I wrote almost no fiction that wasn't my work in progress. That's a mixed result since I didn't split my fiction writing into WIP and "other." So technically I hit it, but I'm giving myself Fry eye.
I didn't do any writing for the other blogs I usually write for. Bad Chris! No biscuit.
I did okay with social media before the election. After I got really stuck for a few months watching the train wreck. It was.....not good.
I failed hard at writing more reviews of products and awesome lesser-known books.
I failed at cleaning up a post or tab every week.

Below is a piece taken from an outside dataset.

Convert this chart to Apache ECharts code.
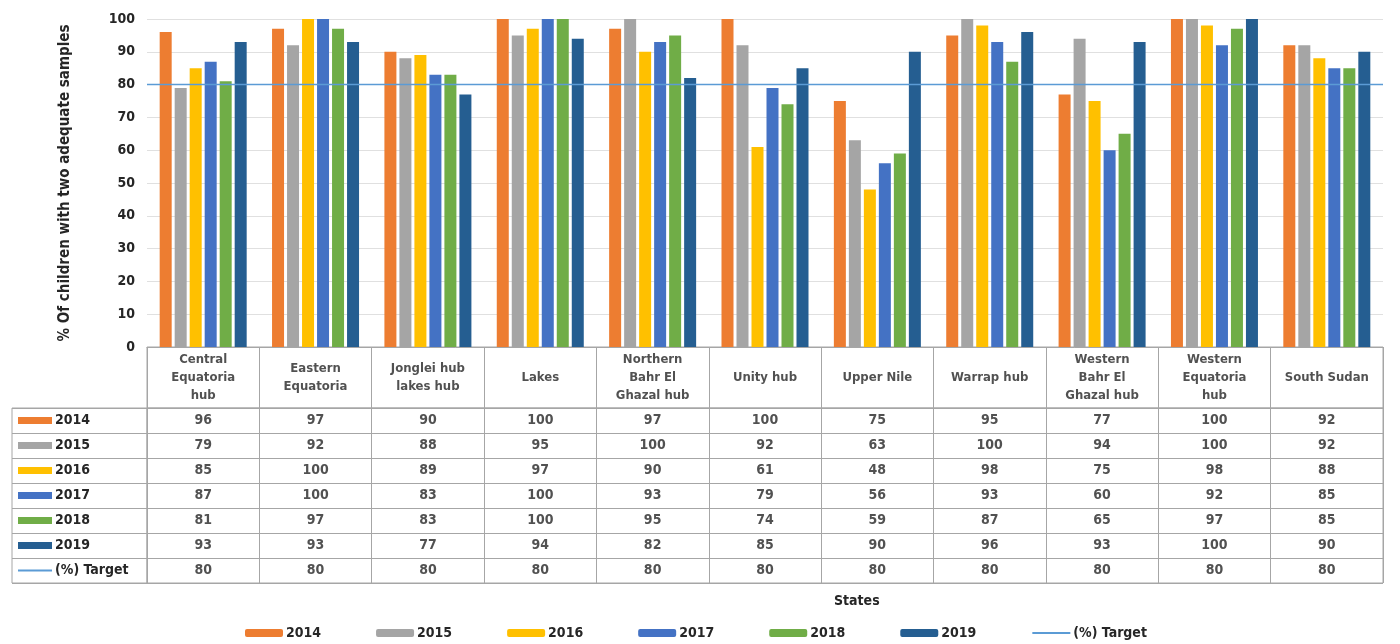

I resumed "Season 2" but did not write an arc significant enough to wrap up at the end of 2016.
These are my 2017 ("The Year We Fought Back") Goals:
Currently I'm getting between 5000 and 10,000 pageviews a day. I'm not sure if that's a fluke yet or not, but I'll set a goal assuming that it's not, and give myself a little latitude if things shrink down no matter what I do. I will try to average 5k per day. Stretch goal of 10k per day.
Cleaning up an old post, menu, or tab at least every week.
Resuming Season 2 with some sort of plot post at least once a week.
900-1000 followers. (Or 250-350 more across all social media) Stretch goal 1500.
Predictable "meaty" entries twice a week. (Wed and Fri) and the stretch goal of another one on Thursday.
Personal update (with word count) on Mondays.
Restart VLOG posts once every two weeks.
Restart weekly Mailbox posts.
Writing for Ace of Geeks at least once a month each. Stretch goal of bi-weekly.
Fiction once a month. (Beyond book writing.) No flex goal.
Finish book a mere two months late (Nov 31st.) Flex goal: finish book on time (Sept 31st)
Re-find those limitations on social media.
One review each month. Flex goal of one fiction and one craft book each month.